> **Task objective**
Leave out every picture, then output exactly the lines between the ones holding "Convert this chart to matplotlib code." and "plt.rcParams['font.family'] = ['Lato', 'DejaVu", inclusive, and nothing beyond them.

> **Source data**

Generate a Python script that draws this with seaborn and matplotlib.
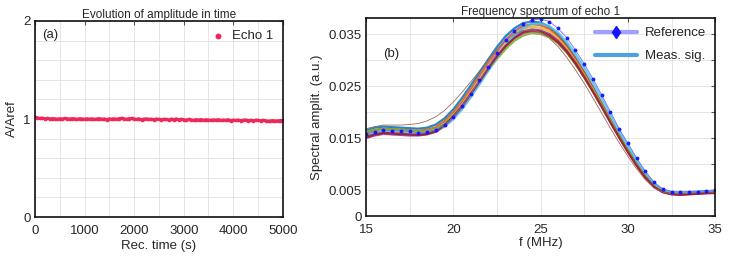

==

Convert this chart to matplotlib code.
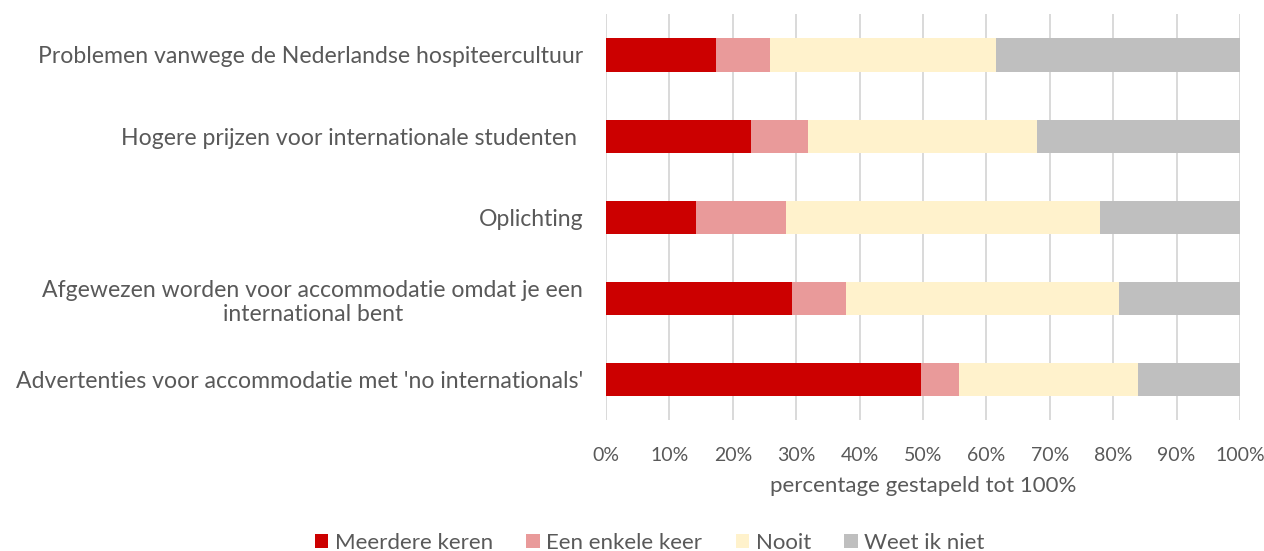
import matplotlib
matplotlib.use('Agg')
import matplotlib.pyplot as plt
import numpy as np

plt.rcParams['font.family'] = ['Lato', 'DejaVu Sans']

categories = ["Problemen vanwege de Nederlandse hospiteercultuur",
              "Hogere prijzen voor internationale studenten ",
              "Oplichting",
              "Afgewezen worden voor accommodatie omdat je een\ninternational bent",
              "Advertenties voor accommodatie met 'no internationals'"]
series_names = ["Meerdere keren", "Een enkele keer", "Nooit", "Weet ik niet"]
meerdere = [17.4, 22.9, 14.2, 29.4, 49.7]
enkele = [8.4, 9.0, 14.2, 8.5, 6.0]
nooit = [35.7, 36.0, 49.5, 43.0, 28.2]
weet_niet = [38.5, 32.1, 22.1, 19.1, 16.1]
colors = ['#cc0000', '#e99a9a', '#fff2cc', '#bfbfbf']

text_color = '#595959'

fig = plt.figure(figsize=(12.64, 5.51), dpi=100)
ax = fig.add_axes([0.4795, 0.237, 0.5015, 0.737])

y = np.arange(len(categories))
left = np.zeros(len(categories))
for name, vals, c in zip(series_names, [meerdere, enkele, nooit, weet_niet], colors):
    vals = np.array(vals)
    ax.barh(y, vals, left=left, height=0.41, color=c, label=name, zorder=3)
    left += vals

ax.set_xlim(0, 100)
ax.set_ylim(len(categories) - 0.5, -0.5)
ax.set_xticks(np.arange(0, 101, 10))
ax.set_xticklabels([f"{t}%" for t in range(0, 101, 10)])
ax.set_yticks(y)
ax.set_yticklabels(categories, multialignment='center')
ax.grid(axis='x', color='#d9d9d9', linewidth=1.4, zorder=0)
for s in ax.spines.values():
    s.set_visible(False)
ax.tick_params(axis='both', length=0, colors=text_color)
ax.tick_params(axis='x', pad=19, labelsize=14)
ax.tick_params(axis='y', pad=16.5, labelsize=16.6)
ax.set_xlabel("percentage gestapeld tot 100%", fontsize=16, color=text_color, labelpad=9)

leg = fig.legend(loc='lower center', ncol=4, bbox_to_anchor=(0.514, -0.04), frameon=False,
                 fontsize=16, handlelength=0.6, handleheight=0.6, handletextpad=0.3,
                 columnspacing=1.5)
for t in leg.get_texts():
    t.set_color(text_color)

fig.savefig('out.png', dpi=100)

> **Output for this exercise**
Convert this chart to matplotlib code.
import matplotlib
matplotlib.use('Agg')
import matplotlib.pyplot as plt
import numpy as np

plt.rcParams['font.family'] = ['Lato', 'DejaVu Sans']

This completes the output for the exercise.